Com a morte de Eduardo Campos, revelou algumas de suas garras. Impôs seu grupo no comando da campanha socialista, o que gerou as primeiras grandes defecções, como o Secretário Geral do PSB. Também enfrentou reveses em alguns Estados, como o Rio de Janeiro e Minas Gerais, no interior do ninho de seu quase partido, a Rede.

Mas soube reforçar a imagem que se projetava no Brasil: o novo. E explicitou esta imagem ao dizer que se apresentava como a “nova política”, contra a “velha política” representada pelo PT e PSDB.

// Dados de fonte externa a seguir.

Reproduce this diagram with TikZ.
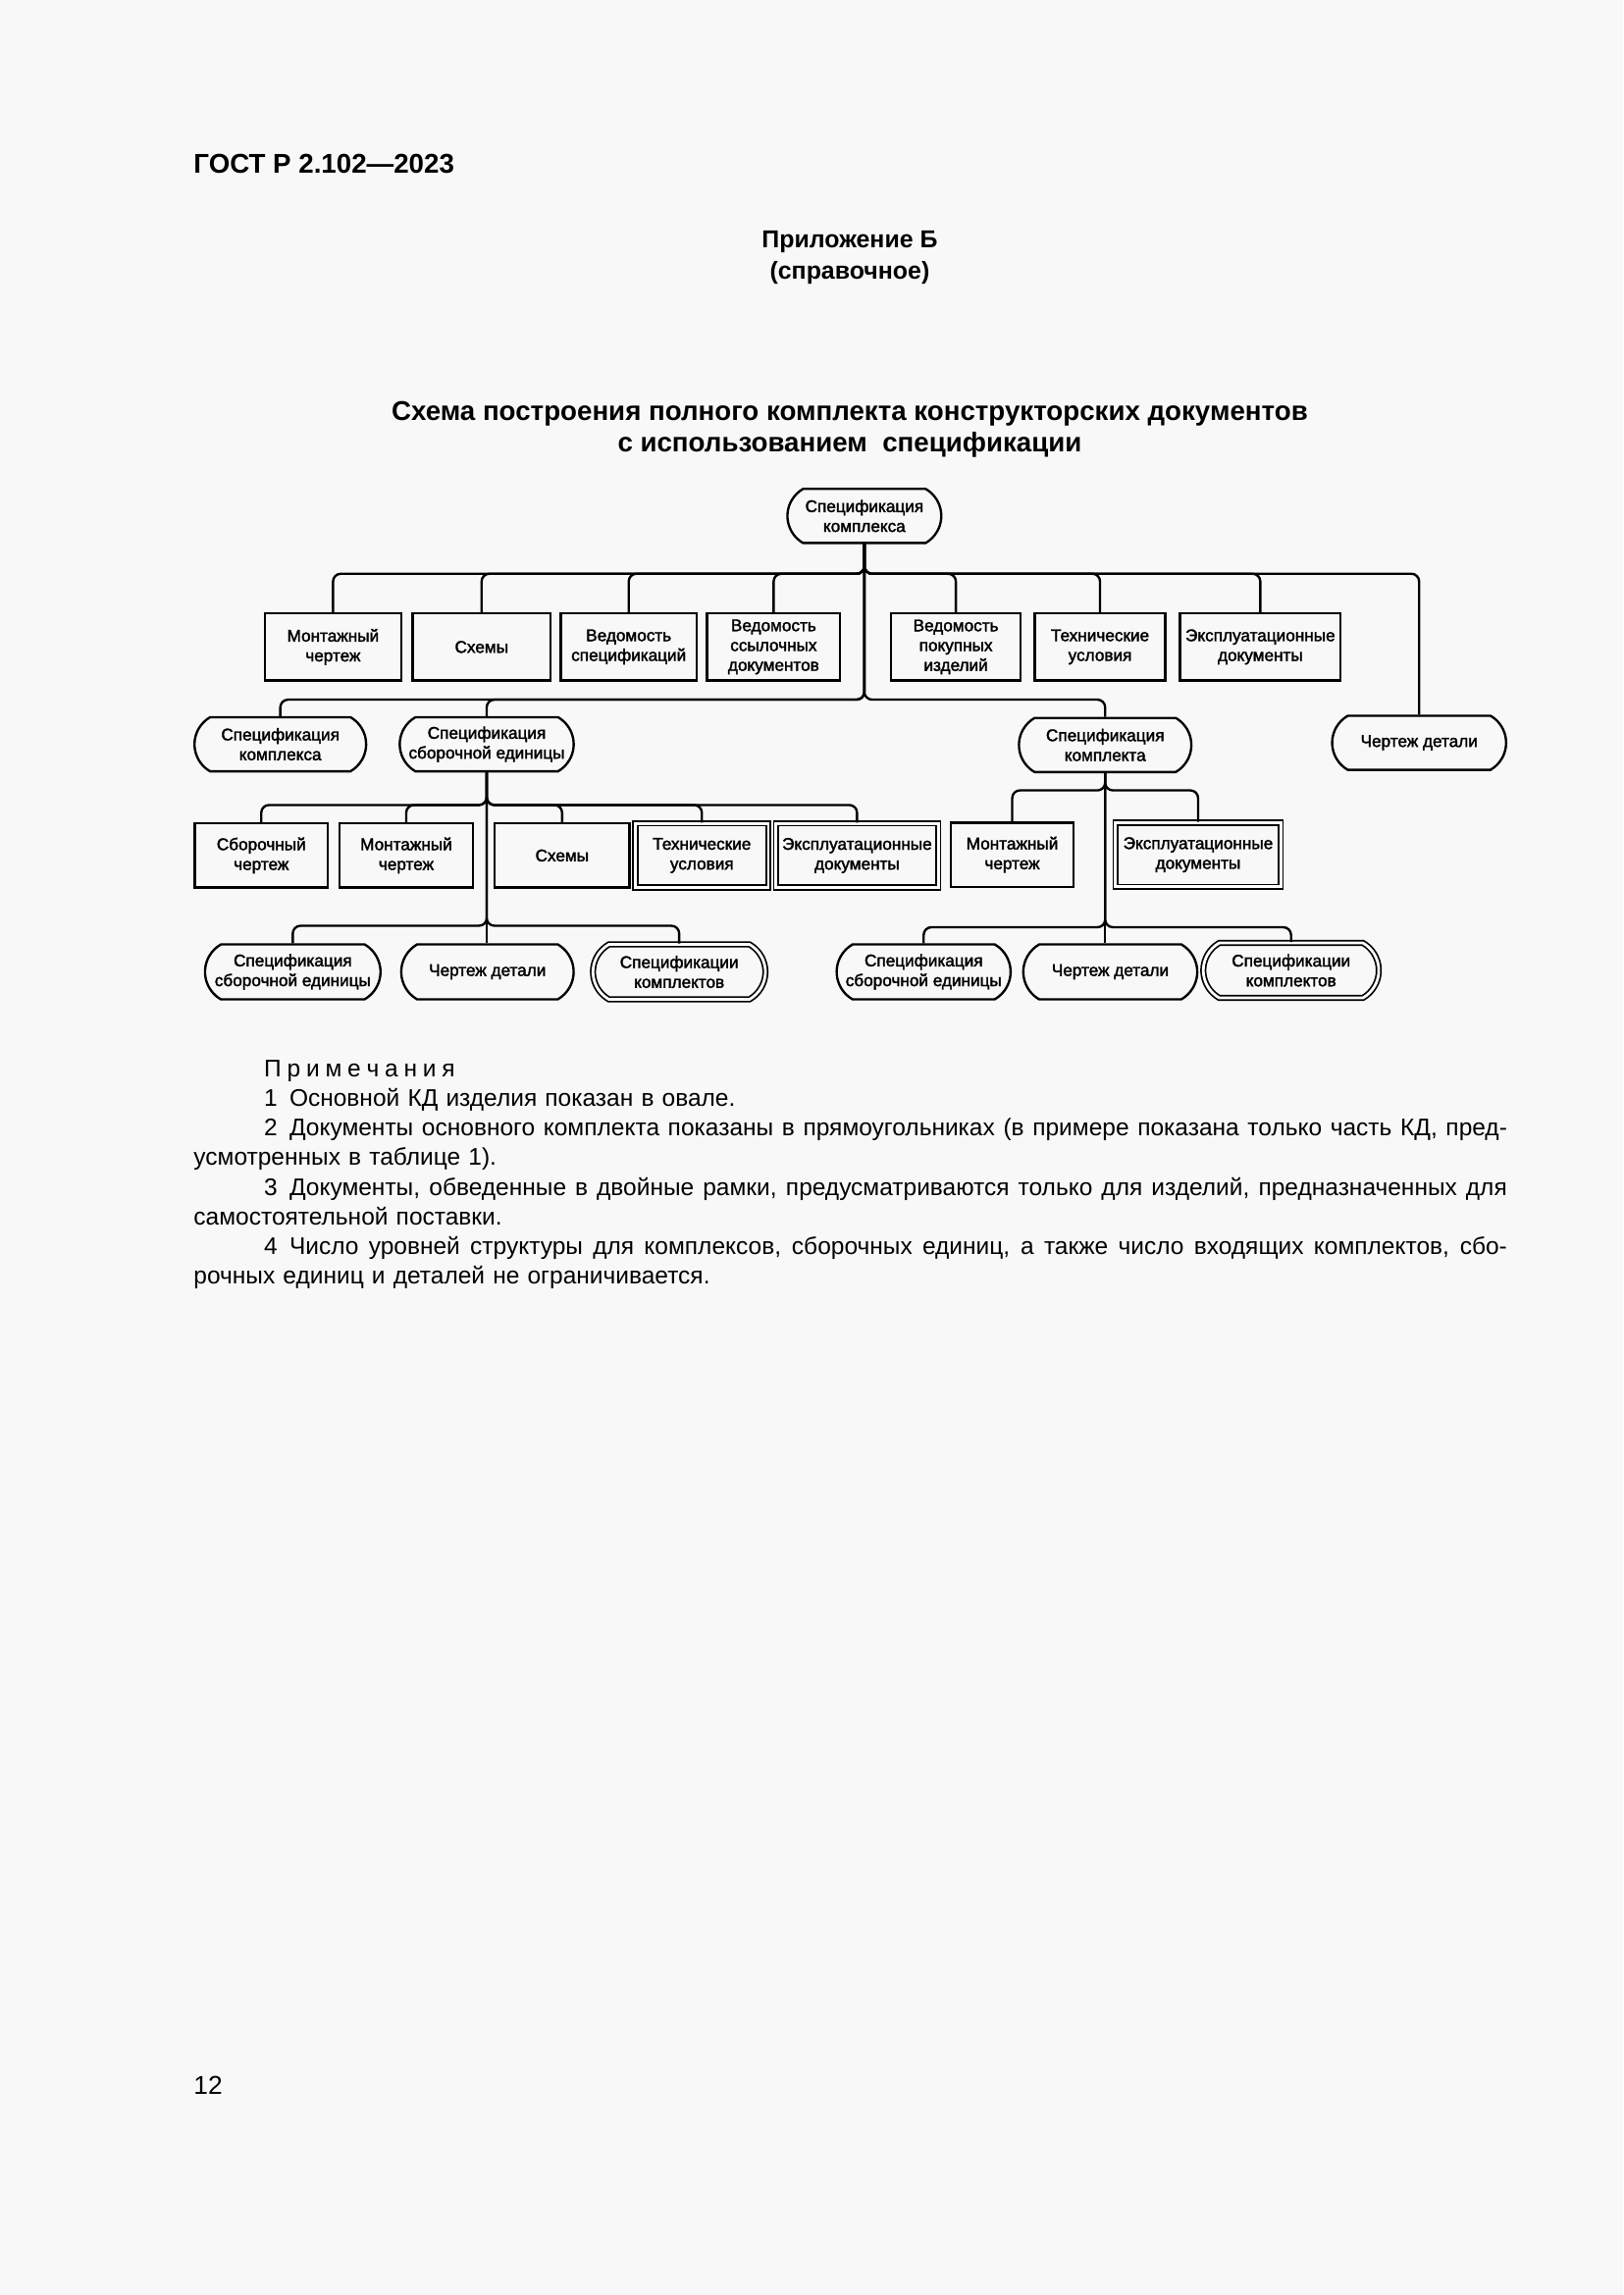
\documentclass[tikz,border=0pt]{standalone}
\usepackage{fontspec}
\setmainfont{Liberation Sans}
\newfontfamily\boxfont[FakeBold=2]{Liberation Sans}
\usetikzlibrary{shapes.misc}
\definecolor{paper}{RGB}{248,248,248}
\newcommand\lsp{\kern2.1pt}
\newcommand\jline[1]{\makebox[160.8mm][s]{\spaceskip=.3333em plus .3em minus .1em\relax #1}}
\tikzset{
  box/.style={draw, line width=0.3mm, rectangle, inner sep=0pt, align=center,
    minimum height=8.7mm, font=\boxfont\fontsize{6.2}{7.3}\selectfont},
  dbox/.style={box, double, double distance=0.35mm, line width=0.22mm},
  oval/.style={draw, line width=0.3mm, rounded rectangle, rounded rectangle arc length=120,
    inner sep=0pt, align=center, minimum height=7mm, minimum width=22.4mm,
    font=\boxfont\fontsize{6.2}{7.3}\selectfont},
  doval/.style={oval, double, double distance=0.35mm, line width=0.22mm},
  link/.style={line width=0.3mm, rounded corners=1mm},
}
\begin{document}
\begin{tikzpicture}[x=0.18936mm, y=-0.18936mm]
  \fill[paper] (0,0) rectangle (1109,1568);
  \useasboundingbox (0,0) rectangle (1109,1568);

  % page texts
  \node[anchor=base west, inner sep=0, font=\bfseries\fontsize{10}{12}\selectfont] (gost) at (132,118) {ГОСТ Р 2.102—2023};
  \node[anchor=base, inner sep=0, font=\bfseries\fontsize{9}{12}\selectfont] (app) at (580.5,169) {Приложение Б};
  \node[anchor=base, inner sep=0, font=\bfseries\fontsize{9}{12}\selectfont] (ref) at (580.5,191) {(справочное)};
  \node[anchor=base, inner sep=0, font=\bfseries\fontsize{10}{12}\selectfont] (title1) at (580.5,287) {Схема построения полного комплекта конструкторских документов};
  \node[anchor=base, inner sep=0, font=\bfseries\fontsize{10}{12}\selectfont] (title2) at (580.5,309) {с использованием\ \ спецификации};

  % level 0
  \node[oval, minimum width=19.9mm] (root) at (590.5,352.5) {Спецификация\\комплекса};

  % level 1
  \node[box, minimum width=17.6mm] (mch) at (227.5,442) {Монтажный\\чертеж};
  \node[box, minimum width=17.8mm] (sch) at (329,442) {Схемы};
  \node[box, minimum width=17.6mm] (vsp) at (429.5,442) {Ведомость\\спецификаций};
  \node[box, minimum width=17.2mm] (vss) at (528.5,442) {Ведомость\\ссылочных\\документов};
  \node[box, minimum width=16.7mm] (vpi) at (653,442) {Ведомость\\покупных\\изделий};
  \node[box, minimum width=16.9mm] (tu) at (751.5,442) {Технические\\условия};
  \node[box, minimum width=20.8mm] (ed) at (861,442) {Эксплуатационные\\документы};

  % level 2
  \node[oval, minimum width=22.2mm] (spk) at (191.5,508.5) {Спецификация\\комплекса};
  \node[oval, minimum width=22.5mm] (sse) at (332.5,508.5) {Спецификация\\сборочной единицы};
  \node[oval, minimum width=22.3mm] (skt) at (755,509) {Спецификация\\комплекта};
  \node[oval, minimum width=22.5mm] (chd) at (969.5,507.5) {Чертеж детали};

  % level 3
  \node[box, minimum height=8.3mm, minimum width=17.2mm] (sbch) at (178.5,584.5) {Сборочный\\чертеж};
  \node[box, minimum height=8.3mm, minimum width=17.2mm] (mch2) at (277.5,584.5) {Монтажный\\чертеж};
  \node[box, minimum height=8.3mm, minimum width=17.4mm] (sch2) at (384,584.5) {Схемы};
  \node[dbox, minimum height=8.3mm, minimum width=17.2mm] (tu2) at (479.5,584.5) {Технические\\условия};
  \node[dbox, minimum height=8.3mm, minimum width=21mm] (ed2) at (585.5,584.5) {Эксплуатационные\\документы};
  \node[box, minimum height=8.3mm, minimum width=15.9mm] (mch3) at (691.5,584) {Монтажный\\чертеж};
  \node[dbox, minimum height=8.3mm, minimum width=21.4mm] (ed3) at (818.5,584) {Эксплуатационные\\документы};

  % level 4
  \node[oval, minimum height=7.1mm, minimum width=22.7mm] (sse2) at (200,664) {Спецификация\\сборочной единицы};
  \node[oval, minimum height=7.1mm, minimum width=22.3mm] (chd2) at (333,664) {Чертеж детали};
  \node[doval, minimum height=7.1mm, minimum width=22.3mm] (skts2) at (464,664) {Спецификации\\комплектов};
  \node[oval, minimum height=7.1mm, minimum width=22.5mm] (sse3) at (631,664) {Спецификация\\сборочной единицы};
  \node[oval, minimum height=7.1mm, minimum width=22.5mm] (chd3) at (758.5,664) {Чертеж детали};
  \node[doval, minimum height=7.1mm, minimum width=22.7mm] (skts3) at (882,663) {Спецификации\\комплектов};

  % bus levels
  \coordinate (b1) at (0,392);
  \coordinate (b2) at (0,478);
  \coordinate (b3) at (0,550);
  \coordinate (b3r) at (0,540);
  \coordinate (b4) at (0,632.5);
  \coordinate (b4r) at (0,633.5);

  \begin{scope}[link]
    \draw (root.south) |- (mch.north |- b1) -- (mch.north);
    \draw (root.south) |- (sch.north |- b1) -- (sch.north);
    \draw (root.south) |- (vsp.north |- b1) -- (vsp.north);
    \draw (root.south) |- (vss.north |- b1) -- (vss.north);
    \draw (root.south) |- (vpi.north |- b1) -- (vpi.north);
    \draw (root.south) |- (tu.north |- b1) -- (tu.north);
    \draw (root.south) |- (ed.north |- b1) -- (ed.north);
    \draw (root.south) |- (chd.north |- b1) -- (chd.north);
    \draw (root.south) |- (spk.north |- b2) -- (spk.north);
    \draw (root.south) |- (sse.north |- b2) -- (sse.north);
    \draw (root.south) |- (skt.north |- b2) -- (skt.north);

    \draw (sse.south) |- (sbch.north |- b3) -- (sbch.north);
    \draw (sse.south) |- (mch2.north |- b3) -- (mch2.north);
    \draw (sse.south) |- (sch2.north |- b3) -- (sch2.north);
    \draw (sse.south) |- (tu2.north |- b3) -- (tu2.north);
    \draw (sse.south) |- (ed2.north |- b3) -- (ed2.north);
    \draw (sse.south) |- (sse2.north |- b4) -- (sse2.north);
    \draw (sse.south) -- (sse.south |- chd2.north);
    \draw (sse.south) |- (skts2.north |- b4) -- (skts2.north);

    \draw (skt.south) |- (mch3.north |- b3r) -- (mch3.north);
    \draw (skt.south) |- (ed3.north |- b3r) -- (ed3.north);
    \draw (skt.south) |- (sse3.north |- b4r) -- (sse3.north);
    \draw (skt.south) -- (skt.south |- chd3.north);
    \draw (skt.south) |- (skts3.north |- b4r) -- (skts3.north);
  \end{scope}

  % notes
  \node[anchor=north west, inner sep=0, text width=169.9mm, align=left,
    font=\fontsize{8.85}{10.9}\selectfont] (notes) at (132,724) {%
    \hspace*{9.1mm}П\lsp р\lsp и\lsp м\lsp е\lsp ч\lsp а\lsp н\lsp и\lsp я\\
    \hspace*{9.1mm}1\enspace Основной КД изделия показан в овале.\\
    \hspace*{9.1mm}\jline{2\enspace Документы основного комплекта показаны в прямоугольниках (в примере показана только часть КД, пред-}\\
    усмотренных в таблице 1).\\
    \hspace*{9.1mm}\jline{3\enspace Документы, обведенные в двойные рамки, предусматриваются только для изделий, предназначенных для}\\
    самостоятельной поставки.\\
    \hspace*{9.1mm}\jline{4\enspace Число уровней структуры для комплексов, сборочных единиц, а также число входящих комплектов, сбо-}\\
    рочных единиц и деталей не ограничивается.};

  \node[anchor=base west, inner sep=0, font=\fontsize{9.5}{12}\selectfont] (page) at (132,1431) {12};
\end{tikzpicture}
\end{document}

Ocorre que, duas semanas depois de iniciar sua campanha à Presidência, parece ter esquecido o discurso original. Pressionada por aliados, necessitada de atrair apoio financeiro e até montar o que poderia garantir governabilidade em sua possível gestão, Marina se deixou fotografar ao lado de banqueiros e grandes empresários. Chantageada publicamente por um pastor dos mais controversos do país, recuou nas promessas de campanha em relação aos direitos do segmento LGBT. Seus eleitores de primeira hora se surpreenderam com a velocidade com que ficava parecida com a “velha política”. Marina começou a degelar. Depois de empatar com a candidata Dilma Rousseff em 34% (Datafolha de 29 de agosto e 3 de setembro), começou a cair: 33% em 9 de setembro, 30% em 18 de setembro, 27% em 26 de setembro e 25% em 30 de setembro.

Sua imagem frágil e empática para tantos brasileiros foi acompanhada por um discurso frágil. Chegou a chorar ao receber duras críticas de Lula. Nos debates televisionados, não demonstrou força e raramente esteve na ofensiva. Seu discurso foi genérico e híbrido, próximo da agenda econômica tucana e da agenda social lulista. O que poderia ser um ponto de equilíbrio acabou se somando com ações pouco firmes que inviabilizava a promessa do novo.

Marina se enquadrou muito rapidamente ao figurino hegemônico da política partidária e eleitoral do Brasil. Não conseguiu sustentar – ou ter coragem de sustentar – o discurso do novo, da ruptura com aquilo que foi a crítica generalizada exposta pelas manifestações de junho de 2013. Não rompeu. Ao contrário, ficou esmagada entre os grandes que queria combater.